Lăzărescu Mircea, born in 1939, in Lugoj, studied Medicine in Timisoara and Cluj-Napoca, finishing the University with a Bachelor paper on the unstable child (ADHD). During his trainee years, he worked in the Neuropsychiatric Hospital in Paclișa - Hațeg (alongside Dr. V. Ilea), and in the Neurosis Sanatorium in Savarsin (with Dr. A. Dan). In 1965, he becomes Prof. E. Pamfil’s assistant, at the Psychiatric Clinic in Timișoara. His doctorate studies (1969) the fobic psychopathology and is followed by the publishing of the Obsessive Pathology book, in 1973. During his years spent in the Psychiatric Clinic of Timișoara, which he ran during 1983 and 2010, he focused on community psychiatry and started a case-registry for psychosis (1985-2004). His main area of focus was psychopathology (published books: “Introduction in anthropological psychopathology” - 1989, “Clinical psychopathology” - 1994, “The basis of clinical psychopathology” - 2010) and he was constantly active in these areas of the AEP and WPA.
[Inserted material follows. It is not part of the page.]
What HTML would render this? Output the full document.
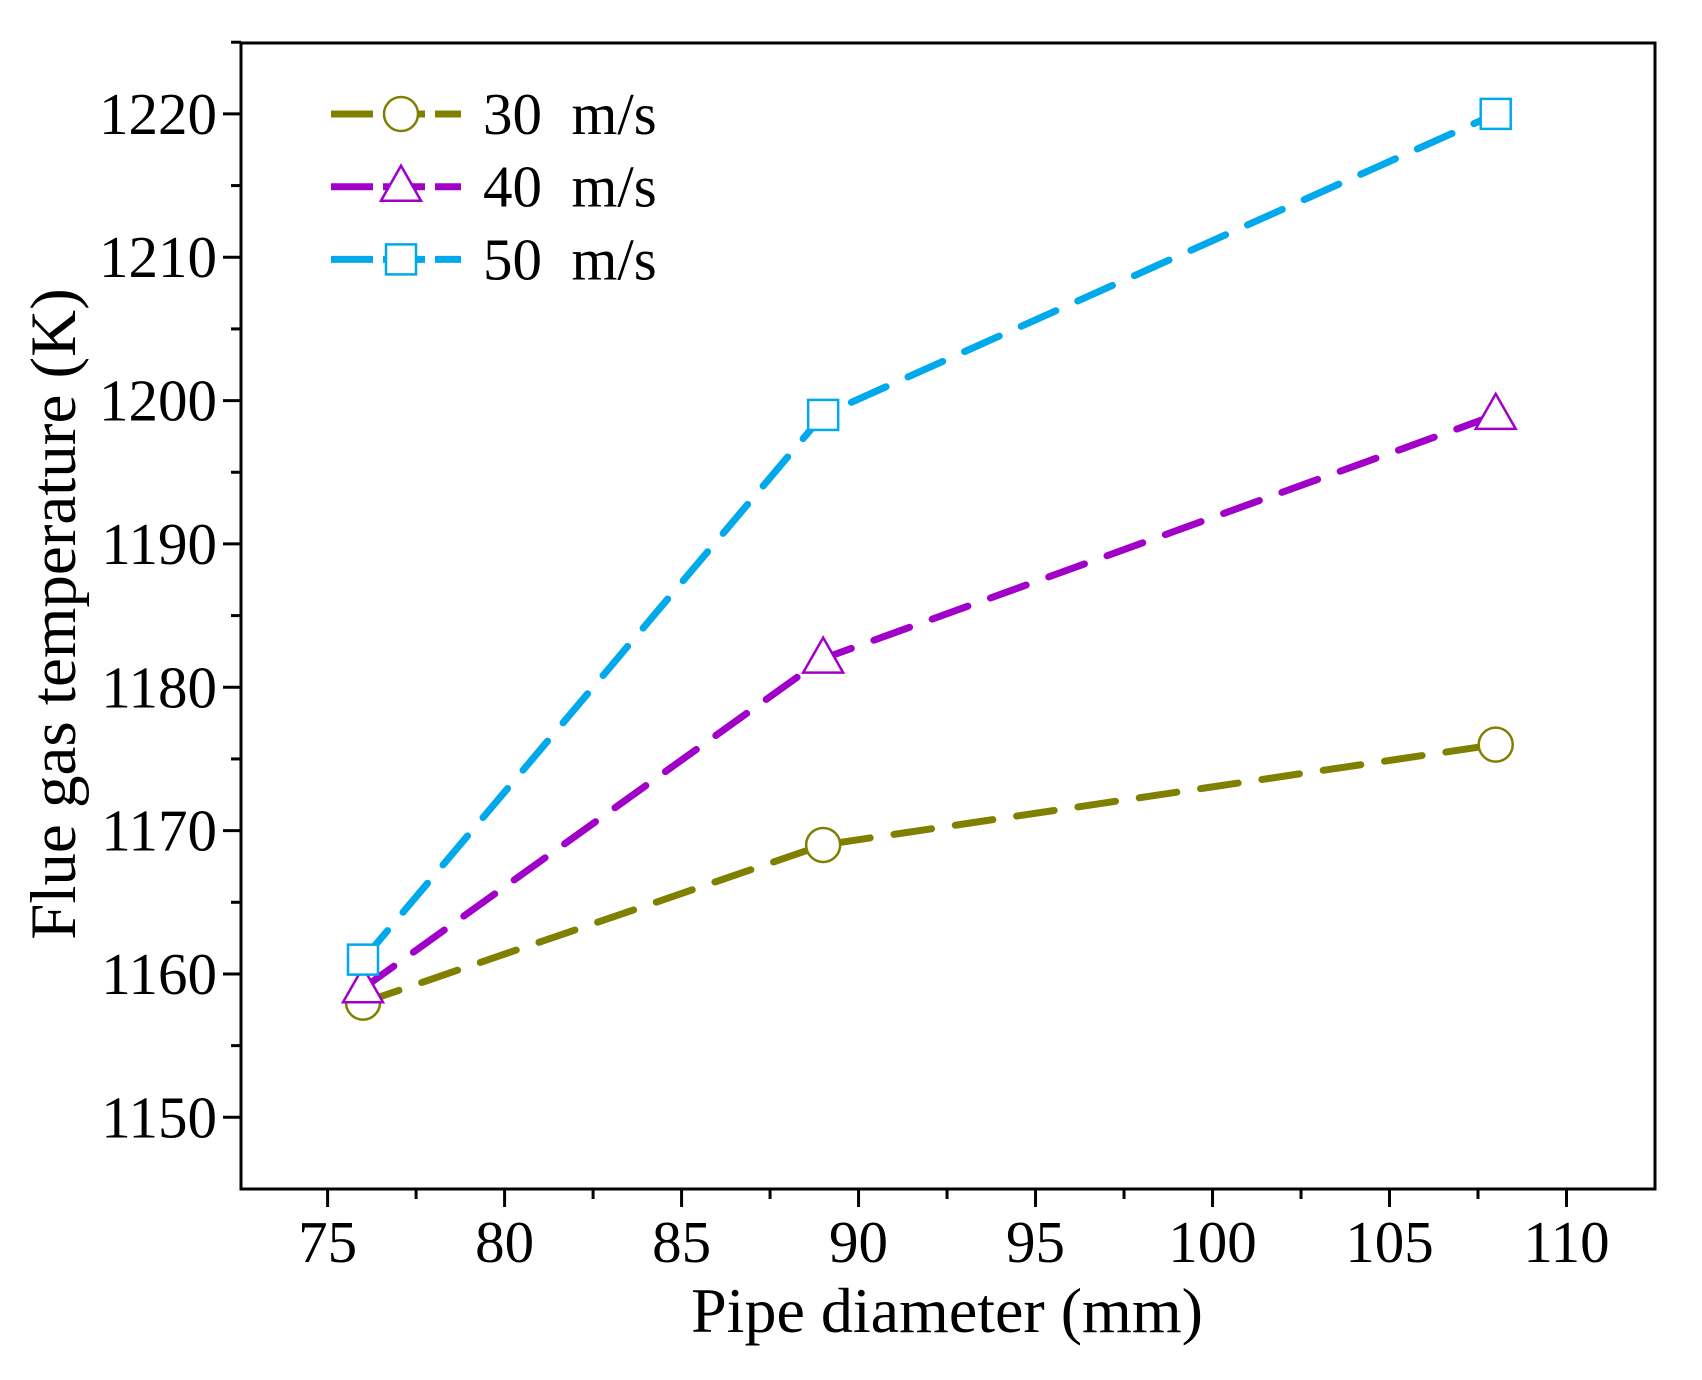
<!DOCTYPE html>
<html><head><meta charset="utf-8"><style>
html,body{margin:0;padding:0;background:#fff;}
svg text{font-family:"Liberation Serif",serif;fill:#000;}
</style></head><body>
<svg id="chart" width="1702" height="1375" viewBox="0 0 1702 1375" xmlns="http://www.w3.org/2000/svg">
<rect x="0" y="0" width="1702" height="1375" fill="#fff"/>
<g id="axes"></g><g id="series"></g><g id="legend"></g>
</svg>
<script>
const xCats=[76,89,108];
const s30=[1158,1169,1176];
const s40=[1159,1182,1199];
const s50=[1161,1199,1220];
const xTicks=[75,80,85,90,95,100,105,110];
const yTicks=[1150,1160,1170,1180,1190,1200,1210,1220];
const seriesNames=["30\u00a0\u00a0m/s","40\u00a0\u00a0m/s","50\u00a0\u00a0m/s"];
const NS="http://www.w3.org/2000/svg";
const L=241,R=1655,T=43,B=1189;
function xs(v){return 327.6+(v-75)*(1566.5-327.6)/35;}
function ys(v){return 1117.3-(v-1150)*(1117.3-113.9)/70;}
function mk(tag,attrs,parent){const e=document.createElementNS(NS,tag);for(const k in attrs)e.setAttribute(k,attrs[k]);parent.appendChild(e);return e;}
const axes=document.getElementById('axes');
const frame=mk('rect',{x:L,y:T,width:R-L,height:B-T,fill:'none',stroke:'#000','stroke-width':3},axes);


xTicks.forEach((v,i)=>{
  const x=xs(v);
  const t=mk('line',{x1:x,y1:B,x2:x,y2:B+18,stroke:'#000','stroke-width':3},axes);
  
  
  if(i<xTicks.length-1){const xm=xs(v+2.5);const m=mk('line',{x1:xm,y1:B,x2:xm,y2:B+10,stroke:'#000','stroke-width':3},axes);
  
  }
  const lb=mk('text',{x:x,y:1262,'font-size':59,'text-anchor':'middle'},axes);lb.textContent=v;
  
  
});
yTicks.forEach((v,i)=>{
  const y=ys(v);
  const t=mk('line',{x1:L,y1:y,x2:L-18,y2:y,stroke:'#000','stroke-width':3},axes);
  
  
  const ym=ys(v+5);const m=mk('line',{x1:L,y1:ym,x2:L-10,y2:ym,stroke:'#000','stroke-width':3},axes);
  
  
  const lb=mk('text',{x:217,y:y+20,'font-size':59,'text-anchor':'end'},axes);lb.textContent=v;
  
  
});
const xt=mk('text',{x:947,y:1332,'font-size':64,'text-anchor':'middle'},axes);xt.textContent='Pipe diameter (mm)';


const yt=mk('text',{x:0,y:0,'font-size':65,'text-anchor':'middle',transform:'translate(75,614) rotate(-90)'},axes);yt.textContent='Flue gas temperature (K)';


const colors=['#808000','#a000c8','#00a8ec'];
const data=[s30,s40,s50];
const shapes=['circle','triangle','square'];
const sg=document.getElementById('series');
function marker(g,shape,x,y,c){
  let e;
  if(shape==='circle')e=mk('circle',{cx:x,cy:y,r:17,fill:'#fff',stroke:c,'stroke-width':2.5},g);
  else if(shape==='triangle')e=mk('polygon',{points:`${x},${y-21} ${x-20},${y+14} ${x+20},${y+14}`,fill:'#fff',stroke:c,'stroke-width':2.5},g);
  else e=mk('rect',{x:x-15,y:y-15,width:30,height:30,fill:'#fff',stroke:c,'stroke-width':2.5},g);
  return e;
}
data.forEach((arr,si)=>{
  const g=mk('g',{},sg);
  
  
  const pts=arr.map((v,i)=>xs(xCats[i])+','+ys(v)).join(' ');
  const pl=mk('polyline',{points:pts,fill:'none',stroke:colors[si],'stroke-width':7,'stroke-dasharray':'38 24','stroke-linecap':'round'},g);
  
  
  arr.forEach((v,i)=>{
    const m=marker(g,shapes[si],xs(xCats[i]),ys(v),colors[si]);
    
    
  });
});
const lg=document.getElementById('legend');


seriesNames.forEach((n,i)=>{
  const y=114+i*72.7;
  const g=mk('g',{},lg);
  
  
  mk('line',{x1:331,y1:y,x2:461,y2:y,stroke:colors[i],'stroke-width':7,'stroke-dasharray':'42 10'},g);
  marker(g,shapes[i],401,y,colors[i]);
  const t=mk('text',{x:483,y:y+20,'font-size':59},g);t.textContent=n;
  
  
});
</script>
</body></html>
Starting with the year 1992, he became a Psychiatry Professor, PhD coordinator and was elected Emeritus Member of the Medical Science Academy. Between 1990 and 1995, he was the President of the Romanian Psychiatric Association, during which time he encouraged and supported the founding of many profile associations (The Romanian Psychotherapy Association, The Psychiatric Trainee Association, The Romanian Social-Psychiatry Association, etc.). In 1990, he founded and became the president of the Psychiatric Association of Timișoara, which he still presides today. Through this Association, he organized many scientific events, hosting both national and international personalities, two International Congresses of Psychopathology (1992 and 1994) and two Danubian Psychiatry Symposiums (1996 and 2012).
Prof. Mircea Lăzărescu also published monographs, collaborating with Dr. O. Bumbea - “Obsessive Pathology” (in 2008) and with Prof. A. Nireștean - “Personality Disorders” (in 2007). During this last decade, he focused on the cultural-evolutionary psychopathology (“What is the Mental Disorder” - 2014) and on applying this doctrine in psychosis (“The psychopathology of psychosis” - 2016, “The main psychopathology syndromes and their correspondent in normality” - currently in work).
He also published memoirs (“The colours of nostalgia” - 1998, “Odiseu without Ithaca” - 2009), Philosophical-anthropology essays (“Essay on the intermediate beings” - 1994, “About Holiday, gardens and logos” - 2004) and was interested in the contribution of the romanian intellectuals in Modern Europe’s cultural synthesis (“Torture, extasy and high madness in the XXth Century” - 2011, “The wise-men quarrel on time” - Cioran, Eliade, Noica, Heidegger, “The Unbearable Phylosophy”- Noica 2017), and participated constantly to Cioran and Noica Symposiums.